Australian Government and Olympic officials’ support for Beijing’s bid to host the 2008 Olympic Games, ignored the crimes routinely committed by the Chinese Government, as this recent testimony shows.
Between 1990 and May this year, at least 18,008 people were executed in China. Last year alone, Amnesty International estimated that 1,077 executions were carried out, nearly three a day. This compares to 736 recorded executions in the rest of the world last year, 98 of them in the US.
Recently, a Chinese military physician gave a first-hand account of the practice of harvesting human organs and tissues from executed prisoners, some still hanging on to life.
Dr Wang Guoqi, a 38-year-old physician with advanced degrees in Surgery and Human Tissue Studies, became a specialist in the burn victims unit at the Paramilitary Police Tianjin General Brigade Hospital in Tifrom.
He left China last year and on June 27 gave testimony on these practices to the US House Subcommittee on International Operations and Human Rights. The following consists of extracts from his testimony.
“My involvement in harvesting the skin from prisoners began while performing research on cadavers at the Beijing People’s Liberation Army Surgeons Advanced Studies School, in Beijing’s 304th Hospital …
“In order to secure a corpse from the execution grounds, security officers and court units were given ‘red envelopes’ with cash amounting to anywhere between 200-500 yuan renminbi per corpse. Then, after execution, the body would be rushed to the autopsy room rather than the crematorium, and we would extract skin, kidneys, livers, bones, and corneas for research and experimental purposes. I learned the process of preserving human skin and tissue for burn victims, and skin was subsequently sold to needy burn victims for 10 yuan renminbi per square centimetre …
“Each criminal had identification papers in his or her pocket that detailed the executee’s name, age, profession, work unit, address, and crime. Nowhere on these papers was there any mention of voluntary organ donation, and clearly the prisoners did not know how their bodies would be used after death.
“We had to work quickly in the crematorium, and 10-20 minutes were generally enough to remove all skin from a corpse. Whatever remained was passed over to the crematorium workers …

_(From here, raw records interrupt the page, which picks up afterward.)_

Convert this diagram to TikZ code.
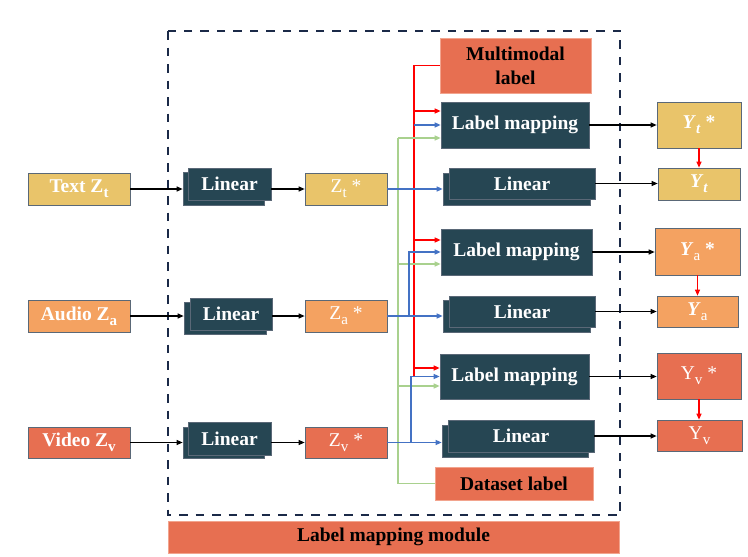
\documentclass[tikz,border=0pt]{standalone}
\usepackage{fontspec}
\setmainfont{Liberation Serif}
\usetikzlibrary{arrows.meta}
\definecolor{cyel}{HTML}{E9C46A}
\definecolor{cora}{HTML}{F4A261}
\definecolor{cred}{HTML}{E76F51}
\definecolor{cdark}{HTML}{264653}
\definecolor{cbord}{HTML}{5A6877}
\definecolor{clbord}{HTML}{F2A48E}
\definecolor{cnavy}{HTML}{1B2A48}
\definecolor{cblue}{HTML}{4472C4}
\definecolor{cgreen}{HTML}{A9D18E}
\definecolor{cpure}{HTML}{FF0000}
\newcommand\subs[1]{\raisebox{-0.55ex}{\fontsize{15}{15}\selectfont #1}}
\tikzset{
  box/.style={draw=cbord, line width=0.7pt, inner sep=0pt, text=white,
    font=\fontsize{19.5}{21}\selectfont\bfseries, align=center},
  reg/.style={font=\fontsize{19.5}{21}\selectfont},
  yel/.style={box, fill=cyel},
  ora/.style={box, fill=cora},
  rdb/.style={box, fill=cred},
  drk/.style={box, fill=cdark},
  lbl/.style={box, fill=cred, draw=clbord, text=black},
  tip/.style={-{Triangle[length=6pt,width=5pt]}},
  blk/.style={tip, line width=1.1pt, black},
  blu/.style={tip, line width=1.3pt, cblue},
  grn/.style={tip, line width=1.3pt, cgreen},
  rd/.style={tip, line width=1.3pt, cpure},
  grnline/.style={line width=1.3pt, cgreen},
  rdline/.style={line width=1.3pt, cpure},
}
\begin{document}
\begin{tikzpicture}[x=1pt,y=-1pt]
\useasboundingbox[fill=white] (0,0) rectangle (748,557);
% dashed module frame
\draw[cnavy, line width=2.3pt, dash pattern=on 8.5pt off 8pt] (168,31) rectangle (620,515);
\node[lbl, minimum width=451pt, minimum height=32pt] (mod) at (393.5,537) {Label mapping module};
% inputs
\node[yel, minimum width=102pt, minimum height=32pt] (text) at (79,189) {Text Z\subs{t}};
\node[ora, minimum width=102pt, minimum height=32pt] (audio) at (79,316) {Audio Z\subs{a}};
\node[rdb, minimum width=102pt, minimum height=31pt] (video) at (79,442.5) {Video Z\subs{v}};
% left linear (stacked)
\node[drk, minimum width=81pt, minimum height=33pt] (lin1b) at (223.5,188.5) {};
\node[drk, minimum width=83pt, minimum height=32pt] (lin1f) at (229.5,184) {Linear};
\node[drk, minimum width=82pt, minimum height=32pt] (lin2b) at (225,318) {};
\node[drk, minimum width=82pt, minimum height=32pt] (lin2f) at (231,314) {Linear};
\node[drk, minimum width=81pt, minimum height=31pt] (lin3b) at (223.5,442.5) {};
\node[drk, minimum width=83pt, minimum height=33pt] (lin3f) at (229.5,438.5) {Linear};
% Z*
\node[yel, reg, minimum width=82pt, minimum height=32pt] (zt) at (346,189) {Z\subs{t} *};
\node[ora, reg, minimum width=82pt, minimum height=32pt] (za) at (346,316) {Z\subs{a} *};
\node[rdb, reg, minimum width=82pt, minimum height=31pt] (zv) at (346,442.5) {Z\subs{v} *};
% label sources
\node[lbl, minimum width=151pt, minimum height=55pt, font=\fontsize{19.5}{24}\selectfont\bfseries] (mm) at (515.5,65.5) {Multimodal\\label};
\node[lbl, minimum width=158pt, minimum height=33pt] (ds) at (514,483.5) {Dataset label};
% middle column
\node[drk, minimum width=148pt, minimum height=46pt] (lm1) at (515,125) {Label mapping};
\node[drk, minimum width=147pt, minimum height=32pt] (lin4b) at (516.5,189) {};
\node[drk, minimum width=146pt, minimum height=31pt] (lin4f) at (522,183.5) {Linear};
\node[drk, minimum width=151pt, minimum height=46pt] (lm2) at (516.5,252) {Label mapping};
\node[drk, minimum width=147pt, minimum height=32pt] (lin5b) at (516.5,316) {};
\node[drk, minimum width=146pt, minimum height=31pt] (lin5f) at (522,311.5) {Linear};
\node[drk, minimum width=149pt, minimum height=45pt] (lm3) at (514.5,376.5) {Label mapping};
\node[drk, minimum width=146pt, minimum height=32pt] (lin6b) at (515,441) {};
\node[drk, minimum width=146pt, minimum height=32pt] (lin6f) at (521,436) {Linear};
% outputs
\node[yel, minimum width=84pt, minimum height=46pt] (yts) at (699,125) {\textit{Y}\subs{\textit{t}} *};
\node[yel, minimum width=82pt, minimum height=32pt] (yt) at (699,184) {\textit{Y}\subs{\textit{t}}};
\node[ora, minimum width=85pt, minimum height=47pt] (yas) at (697.5,251.5) {\textit{Y}\subs{\mdseries a} *};
\node[ora, minimum width=81pt, minimum height=31pt] (ya) at (697.5,311.5) {\textit{Y}\subs{\mdseries a}};
\node[rdb, reg, minimum width=84pt, minimum height=46pt] (yvs) at (699,376) {Y\subs{v} *};
\node[rdb, reg, minimum width=85pt, minimum height=31pt] (yv) at (699.5,435.5) {Y\subs{v}};
% left arrows
\draw[blk] (text.east) -- (text.east -| lin1b.west);
\draw[blk] (audio.east) -- (audio.east -| lin2b.west);
\draw[blk] (video.east) -- (video.east -| lin3b.west);
\draw[blk] (lin1f.east |- zt.west) -- (zt.west);
\draw[blk] (lin2f.east |- za.west) -- (za.west);
\draw[blk] (lin3f.east |- zv.west) -- (zv.west);
% junction coordinates
\coordinate (rx) at (414,0);
\coordinate (gx) at (398,0);
\coordinate (bj1) at (414,125);
\coordinate (bj2) at (409,316);
\coordinate (bj3) at (411,442.5);
% red: multimodal label
\draw[rdline] (mm.west) -| (rx |- lm3.west) ++(0,-8.5) coordinate (r3);
\draw[rd] (r3) -- (r3 -| lm3.west);
\draw[rd] (rx |- 0,111) -- (lm1.west |- 0,111);
\draw[rd] (rx |- 0,240) -- (lm2.west |- 0,240);
% green: dataset label
\draw[grnline] (ds.west) -| (gx |- 0,138) coordinate (g1);
\draw[grn] (g1) -- (g1 -| lm1.west);
\draw[grn] (gx |- 0,264) -- (lm2.west |- 0,264);
\draw[grn] (gx |- 0,386) -- (lm3.west |- 0,386);
% blue
\draw[blu] (zt.east) -- (zt.east -| lin4b.west);
\draw[blu] (za.east) -- (za.east -| lin5b.west);
\draw[blu] (zv.east) -- (zv.east -| lin6b.west);
\draw[blu] (bj1) -- (lm1.west);
\draw[blu] (bj2) |- (lm2.west);
\draw[blu] (bj3) |- (lm3.west);
% right arrows
\draw[blk] (lm1.east) -- (lm1.east -| yts.west);
\draw[blk] (lin4f.east) -- (lin4f.east -| yt.west);
\draw[blk] (lm2.east) -- (lm2.east -| yas.west);
\draw[blk] (lin5f.east) -- (lin5f.east -| ya.west);
\draw[blk] (lm3.east) -- (lm3.east -| yvs.west);
\draw[blk] (lin6f.east) -- (lin6f.east -| yv.west);
% red output arrows
\draw[rd, line width=1.1pt] (yts.south) -- (yts.south |- yt.north);
\draw[rd, line width=1.1pt] (yas.south) -- (yas.south |- ya.north);
\draw[rd, line width=1.1pt] (yvs.south) -- (yvs.south |- yv.north);
\end{tikzpicture}
\end{document}
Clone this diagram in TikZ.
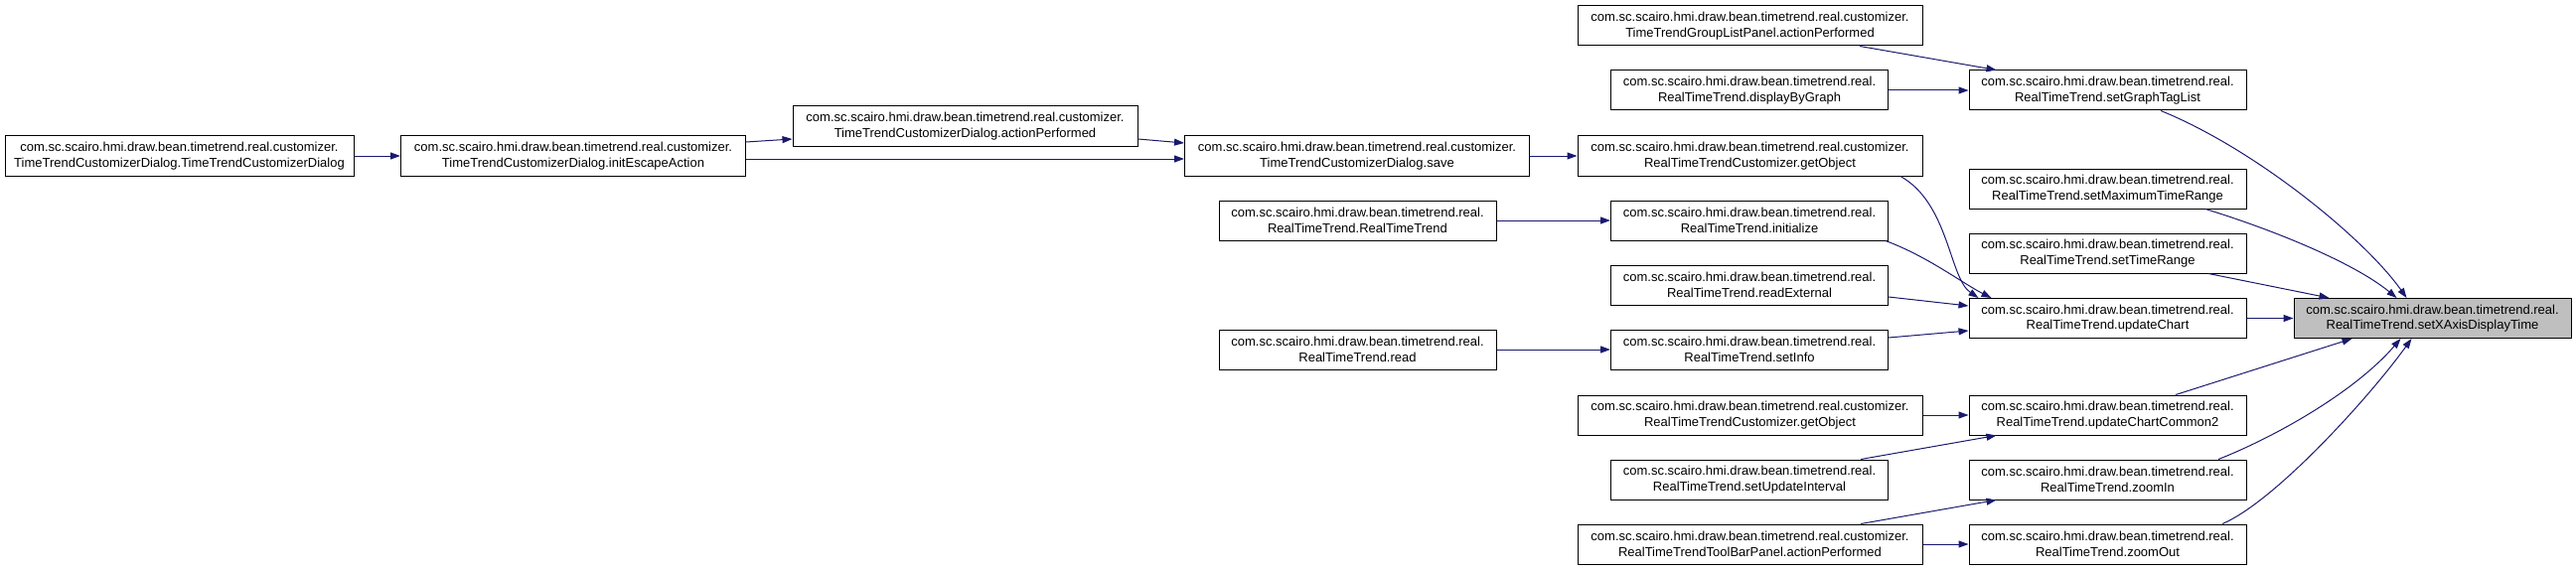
\documentclass[tikz,border=0pt]{standalone}
\usepackage{fontspec}
\setmainfont{Liberation Sans}
\usetikzlibrary{arrows.meta}
\definecolor{edgeblue}{HTML}{191970}
\definecolor{hl}{HTML}{BFBFBF}
\begin{document}
\begin{tikzpicture}[x=1pt,y=-1pt,
 fn/.style={draw=black, line width=1pt, fill=white, minimum height=40pt, inner sep=0pt, align=center, font=\fontsize{13}{15.5}\selectfont},
 wide/.style={fn, minimum width=347pt},
 narrow/.style={fn, minimum width=279pt},
 edge/.style={draw=edgeblue, line width=1pt, -{Triangle[length=10pt,width=7pt]}}]
\useasboundingbox (0,0) rectangle (2593,575);
\node[fn, minimum width=351pt] (a) at (180.5,157) {com.sc.scairo.hmi.draw.bean.timetrend.real.customizer.\\TimeTrendCustomizerDialog.TimeTrendCustomizerDialog};
\node[wide] (b) at (577,157) {com.sc.scairo.hmi.draw.bean.timetrend.real.customizer.\\TimeTrendCustomizerDialog.initEscapeAction};
\node[wide] (c) at (971.5,127) {com.sc.scairo.hmi.draw.bean.timetrend.real.customizer.\\TimeTrendCustomizerDialog.actionPerformed};
\node[wide] (d) at (1366,157) {com.sc.scairo.hmi.draw.bean.timetrend.real.customizer.\\TimeTrendCustomizerDialog.save};
\node[narrow] (e) at (1366.5,222) {com.sc.scairo.hmi.draw.bean.timetrend.real.\\RealTimeTrend.RealTimeTrend};
\node[narrow] (rd) at (1366.5,352) {com.sc.scairo.hmi.draw.bean.timetrend.real.\\RealTimeTrend.read};
\node[wide] (f) at (1761.5,26) {com.sc.scairo.hmi.draw.bean.timetrend.real.customizer.\\TimeTrendGroupListPanel.actionPerformed};
\node[narrow] (g) at (1761,91) {com.sc.scairo.hmi.draw.bean.timetrend.real.\\RealTimeTrend.displayByGraph};
\node[narrow] (h) at (2121.5,91) {com.sc.scairo.hmi.draw.bean.timetrend.real.\\RealTimeTrend.setGraphTagList};
\node[wide] (i) at (1761.5,157) {com.sc.scairo.hmi.draw.bean.timetrend.real.customizer.\\RealTimeTrendCustomizer.getObject};
\node[narrow] (j) at (1761,222) {com.sc.scairo.hmi.draw.bean.timetrend.real.\\RealTimeTrend.initialize};
\node[narrow] (k) at (2121.5,190) {com.sc.scairo.hmi.draw.bean.timetrend.real.\\RealTimeTrend.setMaximumTimeRange};
\node[narrow] (l) at (2121.5,255) {com.sc.scairo.hmi.draw.bean.timetrend.real.\\RealTimeTrend.setTimeRange};
\node[narrow] (m) at (1761,287) {com.sc.scairo.hmi.draw.bean.timetrend.real.\\RealTimeTrend.readExternal};
\node[narrow] (n) at (2121.5,320.5) {com.sc.scairo.hmi.draw.bean.timetrend.real.\\RealTimeTrend.updateChart};
\node[narrow] (o) at (1761,352) {com.sc.scairo.hmi.draw.bean.timetrend.real.\\RealTimeTrend.setInfo};
\node[wide] (p) at (1761.5,418) {com.sc.scairo.hmi.draw.bean.timetrend.real.customizer.\\RealTimeTrendCustomizer.getObject};
\node[narrow] (q) at (2121.5,418) {com.sc.scairo.hmi.draw.bean.timetrend.real.\\RealTimeTrend.updateChartCommon2};
\node[narrow] (r) at (1761,483) {com.sc.scairo.hmi.draw.bean.timetrend.real.\\RealTimeTrend.setUpdateInterval};
\node[narrow] (s) at (2121.5,483) {com.sc.scairo.hmi.draw.bean.timetrend.real.\\RealTimeTrend.zoomIn};
\node[wide] (t) at (1761.5,548) {com.sc.scairo.hmi.draw.bean.timetrend.real.customizer.\\RealTimeTrendToolBarPanel.actionPerformed};
\node[narrow] (u) at (2121.5,548) {com.sc.scairo.hmi.draw.bean.timetrend.real.\\RealTimeTrend.zoomOut};
\node[narrow, fill=hl] (v) at (2448.5,320.5) {com.sc.scairo.hmi.draw.bean.timetrend.real.\\RealTimeTrend.setXAxisDisplayTime};

\draw[edge] (a.east) -- (b.west);
\draw[edge] ([yshift=14pt]b.east) -- ([yshift=-13pt]c.west);
\draw[edge] ([yshift=-3pt]b.east) -- ([yshift=-3pt]d.west);
\draw[edge] ([yshift=-13pt]c.east) -- ([yshift=13pt]d.west);
\draw[edge] (d.east) -- (i.west);
\draw[edge] (e.east) -- (j.west);
\draw[edge] (rd.east) -- (o.west);
\draw[edge] ([xshift=110.5pt]f.south) -- ([xshift=28pt]h.north west);
\draw[edge] (g.east) -- (h.west);
\draw[edge] ([xshift=151.5pt]i.south) .. controls (1962,205) and (1962,280) .. ([xshift=10pt]n.north west);
\draw[edge] ([xshift=-3pt]j.south east) .. controls (1940,258) and (1975,285) .. ([xshift=23pt]n.north west);
\draw[edge] ([yshift=-12pt]m.east) -- ([yshift=12.5pt]n.west);
\draw[edge] ([yshift=12pt]o.east) -- ([yshift=-12.5pt]n.west);
\draw[edge] ([xshift=53.5pt]h.south) .. controls (2270,150) and (2380,240) .. ([xshift=114pt]v.north west);
\draw[edge] ([xshift=98.5pt]k.south) .. controls (2290,232) and (2370,265) .. ([xshift=104pt]v.north west);
\draw[edge] ([xshift=101.5pt]l.south) -- ([xshift=36pt]v.north west);
\draw[edge] (n.east) -- (v.west);
\draw[edge] ([xshift=68.5pt]q.north) -- ([xshift=59pt]v.south west);
\draw[edge] ([xshift=111.5pt]s.north) .. controls (2290,440) and (2370,395) .. ([xshift=108pt]v.south west);
\draw[edge] ([xshift=115.5pt]u.north) .. controls (2290,505) and (2385,400) .. ([xshift=119pt]v.south west);
\draw[edge] (p.east) -- (q.west);
\draw[edge] ([xshift=112pt]r.north) -- ([xshift=28pt]q.south west);
\draw[edge] ([xshift=111.5pt]t.north) -- ([xshift=28pt]s.south west);
\draw[edge] (t.east) -- (u.west);
\end{tikzpicture}
\end{document}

“Huge profits prompted our hospital to urge other departments to design similar programs. The urology department thus began its program of kidney transplant surgeries. The complexity of the surgery called for a price of 120-150,000 yuan renminbi per kidney …
“Although I performed this procedure nearly a hundred times in the following years, it was an incident in October 1995 that has tortured my conscience no end. We were sent to Hebei Province to extract kidneys and skin. We arrived one day before the execution of a man sentenced to death for robbery and the murder of a would-be witness.
“Before execution, I administered a shot of heparin to prevent blood clotting to the prisoner. A nearby policeman told him it was a tranquilliser to prevent unnecessary suffering during the execution. The criminal responded by giving thanks to the government.
“At the site, the execution commander gave the order, ‘Go!,’ and the prisoner was shot to the ground. Either because the executioner was nervous, aimed poorly, or intentionally misfired to keep the organs intact, the prisoner had not yet died, but instead lay convulsing on the ground. We were ordered to take him to the ambulance anyway where urologists … extracted his kidneys quickly and precisely.
“When they finished, the prisoner was still breathing and his heart continued to beat. The execution commander asked if they might fire a second shot to finish him off, to which the county court staff replied, ‘Save that shot. With both kidneys out, there is no way he can survive.’ The urologists rushed back to the hospital with the kidneys, the county staff and executioner left the scene, and eventually the paramilitary policemen disappeared as well. We burn surgeons remained inside the ambulance to harvest the skin.
“We could hear people outside the ambulance, and fearing it was the victim’s family who might force their way inside, we left our job half-done, and the half-dead body was thrown in a plastic bag onto the flatbed of the crematorium truck. As we left in the ambulance, we were pelted by stones from behind.
“After this incident, I have had horrible, recurring nightmares. I have participated in a practice that serves the regime’s political and economic goals far more than it benefits the patients.
“I have worked at execution sites over a dozen times, and have taken the skin from over one hundred prisoners in crematoriums. Whatever impact I have made in the lives of burn victims and transplant patients does not excuse the unethical and immoral manner of extracting organs …
“It is with deep regret and remorse for my actions that I stand here today testifying against the practices of organ and tissue sales from death row prisoners.”